An diesem Samstag trifft sich die AfD unterdessen zu einem Bundeskonvent. Dieser war zunächst abgesagt worden. Das Hotel, in dem die Veranstaltung ursprünglich stattfinden sollte, hatte eigenen Angaben zufolge die Veranstaltung aufgekündigt. Mittlerweile gibt es wohl ein Ausweichquartier.

Nach Angaben eines Sprecher der AfD sollen an der Veranstaltung rund 70 Delegierte und der Bundesvorstand teilnehmen. Unter anderem gehe es um die Verabschiedung des Haushalts. Und auch die Personalie Kalbitz wird sicher zur Sprache kommen.

weiterführende Informationen:
➡️ Pressemeldung des Landgericht Berlin

Reaktionen von CDU, SPD, Linke und Grüne

Der brandenburgische SPD-Generalsekretär Erik Stohn warf dem AfD-Bundesvorstand vor, die politisch-inhaltliche Auseinandersetzung zu scheuen. Der „Flügel“ stehe kurz davor, die Gesamtpartei zu übernehmen.

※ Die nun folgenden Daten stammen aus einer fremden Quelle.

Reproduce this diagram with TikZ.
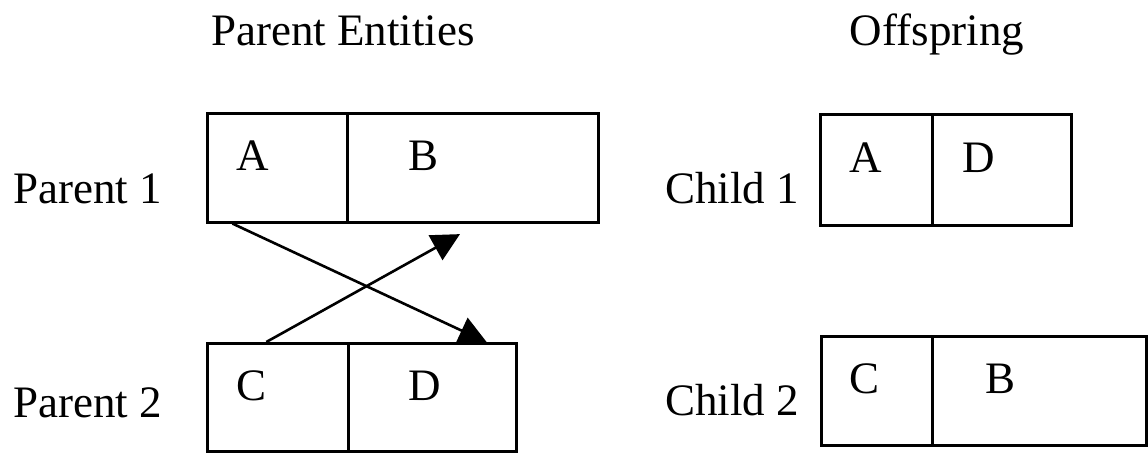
\documentclass[tikz,border=0pt]{standalone}
\usepackage{fontspec}
\setmainfont{Liberation Serif}
\usetikzlibrary{arrows.meta,calc}

\tikzset{
  lbl/.style={inner sep=0pt, font=\fontsize{45}{50}\selectfont},
  cell/.style={draw, line width=2.6pt, inner sep=0pt, anchor=north west},
  swap/.style={line width=2.6pt, -{Triangle[length=28pt,width=28pt]}, shorten >=-1pt}
}

\begin{document}
\begin{tikzpicture}[x=1pt,y=-1pt]
\useasboundingbox (0,0) rectangle (1148,456);

% headings
\node[lbl, anchor=base] (hpar) at (343,45) {Parent Entities};
\node[lbl, anchor=base] (hoff) at (937,45) {Offspring};

% row labels
\node[lbl, anchor=base west] (lp1) at (13,203) {Parent 1};
\node[lbl, anchor=base west] (lp2) at (13,417) {Parent 2};
\node[lbl, anchor=base west] (lc1) at (665,203) {Child 1};
\node[lbl, anchor=base west] (lc2) at (665,415) {Child 2};

% parent 1
\node[cell, minimum width=140pt, minimum height=109pt] (p1A) at (206,112) {};
\node[cell, minimum width=251pt, minimum height=109pt] (p1B) at (346,112) {};
% parent 2
\node[cell, minimum width=141pt, minimum height=108pt] (p2C) at (206,342) {};
\node[cell, minimum width=168pt, minimum height=108pt] (p2D) at (347,342) {};
% child 1
\node[cell, minimum width=112pt, minimum height=111pt] (c1A) at (819,113) {};
\node[cell, minimum width=139pt, minimum height=111pt] (c1D) at (931,113) {};
% child 2
\node[cell, minimum width=111pt, minimum height=109pt] (c2C) at (820,335) {};
\node[cell, minimum width=214pt, minimum height=109pt] (c2B) at (931,335) {};

% segment letters
\node[lbl, anchor=base] (tp1A) at (253,170) {A};
\node[lbl, anchor=base] (tp1B) at (424,170) {B};
\node[lbl, anchor=base] (tp2C) at (252,400) {C};
\node[lbl, anchor=base] (tp2D) at (425,400) {D};
\node[lbl, anchor=base] (tc1A) at (866,172) {A};
\node[lbl, anchor=base] (tc1D) at (979,172) {D};
\node[lbl, anchor=base] (tc2C) at (864,393) {C};
\node[lbl, anchor=base] (tc2B) at (1000,393) {B};

% crossover arrows
\coordinate (aOut) at ($(p1A.south west)!0.186!(p1A.south east)$);
\coordinate (dIn)  at ($(p2D.north west)!0.815!(p2D.north east)$);
\coordinate (cOut) at ($(p2C.north west)!0.42!(p2C.north east)$);
\coordinate (bIn)  at ($(p1B.south west)!0.446!(p1B.south east)+(0,11)$);
\draw[swap] (aOut) -- (dIn);
\draw[swap] (cOut) -- (bIn);
\end{tikzpicture}
\end{document}
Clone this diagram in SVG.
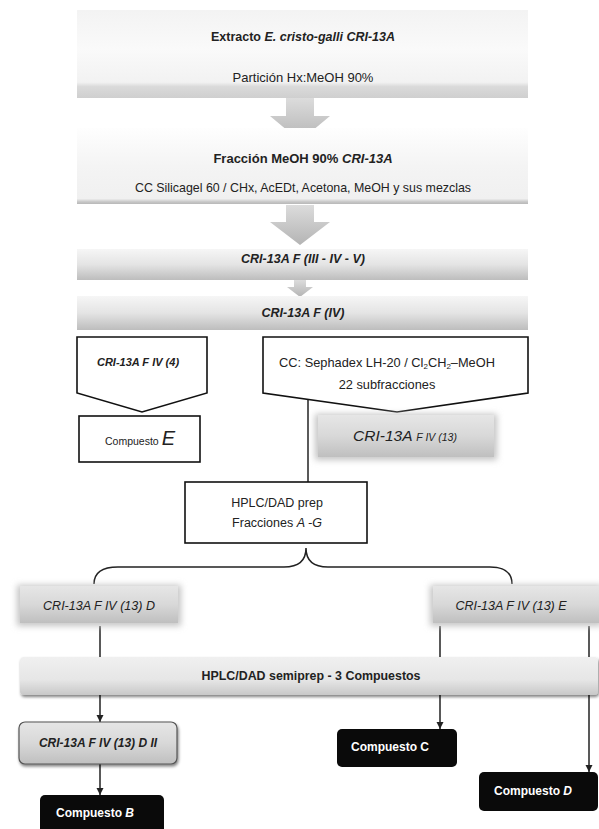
<svg xmlns="http://www.w3.org/2000/svg" width="599" height="829" viewBox="0 0 599 829">
<defs>
<style>
text{font-family:"Liberation Sans",Arial,sans-serif;fill:#222;text-anchor:middle}
.b{font-weight:bold}
.i{font-style:italic}
.w{fill:#fff}
.ln{stroke:#222;stroke-width:1.5;fill:none}
.box{fill:#fff;stroke:#111;stroke-width:1.6}
</style>
<linearGradient id="gTop" x1="0" y1="0" x2="0" y2="1">
<stop offset="0" stop-color="#f3f3f3"/><stop offset="0.45" stop-color="#fafafa"/><stop offset="0.82" stop-color="#f2f2f2"/><stop offset="0.87" stop-color="#dadada"/><stop offset="1" stop-color="#cfcfcf"/>
</linearGradient>
<linearGradient id="gTop2" x1="0" y1="0" x2="0" y2="1">
<stop offset="0" stop-color="#fefefe"/><stop offset="0.5" stop-color="#f4f4f4"/><stop offset="0.93" stop-color="#f0f0f0"/><stop offset="0.97" stop-color="#c8c8c8"/><stop offset="1" stop-color="#b8b8b8"/>
</linearGradient>
<linearGradient id="gBand" x1="0" y1="0" x2="0" y2="1">
<stop offset="0" stop-color="#f6f6f6"/><stop offset="0.5" stop-color="#e4e4e4"/><stop offset="1" stop-color="#bdbdbd"/>
</linearGradient>
<linearGradient id="gSoft" x1="0" y1="0" x2="0" y2="1">
<stop offset="0" stop-color="#e6e6e6"/><stop offset="0.5" stop-color="#d8d8d8"/><stop offset="1" stop-color="#bfbfbf"/>
</linearGradient>
<linearGradient id="gBar" x1="0" y1="0" x2="0" y2="1">
<stop offset="0" stop-color="#f0f0f0"/><stop offset="0.6" stop-color="#e6e6e6"/><stop offset="1" stop-color="#c8c8c8"/>
</linearGradient>
<linearGradient id="gArrow" x1="0" y1="0" x2="0" y2="1">
<stop offset="0" stop-color="#dcdcdc"/><stop offset="1" stop-color="#b4b4b4"/>
</linearGradient>
<filter id="blur" x="-10%" y="-30%" width="120%" height="160%"><feGaussianBlur stdDeviation="3"/></filter>
<filter id="sh" x="-10%" y="-20%" width="120%" height="150%"><feGaussianBlur in="SourceAlpha" stdDeviation="1.5"/><feOffset dx="1" dy="2"/><feComponentTransfer><feFuncA type="linear" slope="0.5"/></feComponentTransfer><feMerge><feMergeNode/><feMergeNode in="SourceGraphic"/></feMerge></filter>
<marker id="ah" viewBox="0 0 10 10" refX="10" refY="5" markerWidth="5" markerHeight="5" orient="auto"><path d="M0,0 L10,5 L0,10 z" fill="#222"/></marker>
</defs>
<rect width="599" height="829" fill="#fff"/>

<g id="connectors">
<path d="M286,98 L314,98 L314,116 L330,116 L300,141 L270,116 L286,116 z" fill="url(#gArrow)"/>
<path d="M286,205 L314,205 L314,222 L330,222 L300,245 L270,222 L286,222 z" fill="url(#gArrow)"/>
<path d="M294,280 L306,280 L306,287 L313,287 L300,297 L287,287 L294,287 z" fill="url(#gArrow)"/>
<line class="ln" x1="308" y1="400" x2="308" y2="482"/>
<path class="ln" d="M94,584 Q94,567 118,567 L284,567 Q306,567 306,548 Q306,567 328,567 L490,567 Q512,567 512,584"/>
<line class="ln" x1="100" y1="626" x2="100" y2="657"/>
<line class="ln" x1="440" y1="626" x2="440" y2="657"/>
<line class="ln" x1="589" y1="626" x2="589" y2="657"/>
<line class="ln" x1="100" y1="695" x2="100" y2="722" marker-end="url(#ah)"/>
<line class="ln" x1="440" y1="695" x2="440" y2="729" marker-end="url(#ah)"/>
<line class="ln" x1="589" y1="695" x2="589" y2="772" marker-end="url(#ah)"/>
<line class="ln" x1="100" y1="764" x2="100" y2="795" marker-end="url(#ah)"/>
</g>

<g id="n-extracto">
<rect x="77" y="10" width="451" height="88" fill="url(#gTop)"/>
<text x="303" y="41" font-size="12.5" class="b">Extracto <tspan class="i">E. cristo-galli  CRI-13A</tspan></text>
<text x="303" y="82" font-size="13">Partición Hx:MeOH 90%</text>
</g>

<g id="n-fraccion">
<rect x="77" y="128" width="451" height="76" fill="url(#gTop2)"/>
<text x="303" y="163" font-size="13" class="b">Fracción MeOH 90% <tspan class="i">CRI-13A</tspan></text>
<text x="303" y="192" font-size="12.4">CC Silicagel 60 / CHx, AcEDt, Acetona, MeOH y sus mezclas</text>
</g>

<g id="n-f3">
<rect x="77" y="249" width="451" height="31" fill="url(#gBand)"/>
<text x="303" y="263" font-size="12.5" class="b i">CRI-13A  F (III - IV - V)</text>
</g>

<g id="n-f4">
<rect x="77" y="296" width="451" height="34" fill="url(#gBand)"/>
<text x="303" y="317" font-size="12.5" class="b i">CRI-13A F (IV)</text>
</g>

<g id="n-f4-4">
<path class="box" d="M77,337 L207,337 L207,393 L142,412 L77,393 z"/>
<text x="138" y="366" font-size="11" class="b i">CRI-13A F IV (4)</text>
</g>

<g id="n-sephadex">
<path class="box" d="M263,337 L528,337 L528,393 L397,412 L263,393 z"/>
<text x="387" y="367" font-size="12.8">CC: Sephadex LH-20 / Cl<tspan font-size="8" dy="2">2</tspan><tspan dy="-2">CH</tspan><tspan font-size="8" dy="2">2</tspan><tspan dy="-2">–MeOH</tspan></text>
<text x="387" y="389" font-size="12.8">22 subfracciones</text>
</g>

<g id="n-compE">
<rect class="box" x="79" y="416" width="121" height="46"/>
<text x="140" y="445" font-size="10.5">Compuesto <tspan font-size="20" class="i">E</tspan></text>
</g>

<g id="n-f4-13">
<rect x="315" y="414" width="182" height="46" fill="#c4c4c4" filter="url(#blur)"/>
<rect x="318" y="415" width="176" height="42" fill="url(#gSoft)"/>
<text x="405" y="441" font-size="15.5" class="i">CRI-13A <tspan font-size="10.5">F IV (13)</tspan></text>
</g>

<g id="n-hplcprep">
<rect class="box" x="185" y="482" width="182" height="61" stroke-width="2"/>
<text x="277" y="507" font-size="12.5">HPLC/DAD prep</text>
<text x="277" y="527" font-size="12.5">Fracciones <tspan class="i">A -G</tspan></text>
</g>

<g id="n-D">
<rect x="17" y="585" width="164" height="41" fill="#c4c4c4" filter="url(#blur)"/>
<rect x="20" y="586" width="158" height="37" fill="url(#gSoft)"/>
<text x="99" y="610" font-size="12.5" class="i">CRI-13A F IV (13) D</text>
</g>

<g id="n-E">
<rect x="430" y="585" width="172" height="41" fill="#c4c4c4" filter="url(#blur)"/>
<rect x="433" y="586" width="166" height="37" fill="url(#gSoft)"/>
<text x="511" y="610" font-size="12.5" class="i">CRI-13A F IV (13) E</text>
</g>

<g id="n-semiprep">
<rect x="20" y="657" width="578" height="38" rx="4" fill="url(#gBar)" filter="url(#sh)"/>
<text x="311" y="680" font-size="12.4" class="b">HPLC/DAD semiprep - 3 Compuestos</text>
</g>

<g id="n-DII">
<rect x="19" y="722" width="158" height="42" rx="6" fill="url(#gSoft)" stroke="#555" stroke-width="1.2" filter="url(#sh)"/>
<text x="98" y="747" font-size="12" class="b i">CRI-13A F IV (13) D II</text>
</g>

<g id="n-compB">
<rect x="40" y="795" width="124" height="44" rx="5" fill="#0a0a0a"/>
<text x="95" y="817" font-size="12" class="b w">Compuesto <tspan class="i">B</tspan></text>
</g>

<g id="n-compC">
<rect x="337" y="729" width="120" height="38" rx="5" fill="#0a0a0a"/>
<text x="390" y="751" font-size="12" class="b w">Compuesto C</text>
</g>

<g id="n-compD">
<rect x="479" y="772" width="119" height="39" rx="5" fill="#0a0a0a"/>
<text x="533" y="795" font-size="12" class="b w">Compuesto <tspan class="i">D</tspan></text>
</g>
</svg>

CDU-Kollege Gordon Hoffmann sagte, die AfD in Brandenburg habe zuvor schon gezeigt, dass es es ihr egal sei, ob sich der Bundesvorstand von Kalbitz trennen wolle oder nicht. „Sie halten fest an jemandem, der erwiesenermaßen Rechtsextremist ist.“

Die Linke-Fraktionsvorsitzenden Kathrin Dannenberg und Sebastian Walter erklärten: „Kalbitz bleibt ein Nazi, ob mit oder ohne Parteibuch.“ Die AfD sei rassistisch und rechtsextrem dominiert, „als Flügel oder ganzer Vogel“.

In der Brandenburger AfD sei Kalbitz lediglich ein Rechtsextremist unter vielen, betonten die Landesvorsitzende von Bündnis 90/Grüne, Julia Schmidt, und Fraktionschef Benjamin Raschke.

Das Bundesverfassungsgericht hatte vor zehn Tagen entschieden, das Horst Seehofer auch als Bundesinnenminister das Verhalten der AfD als „staatszersetzend“ und „schäbig“ kritisieren durfte, dieser Medienbericht aber nicht über die Homepage des Ministerium hätte verbreitet werden dürfen.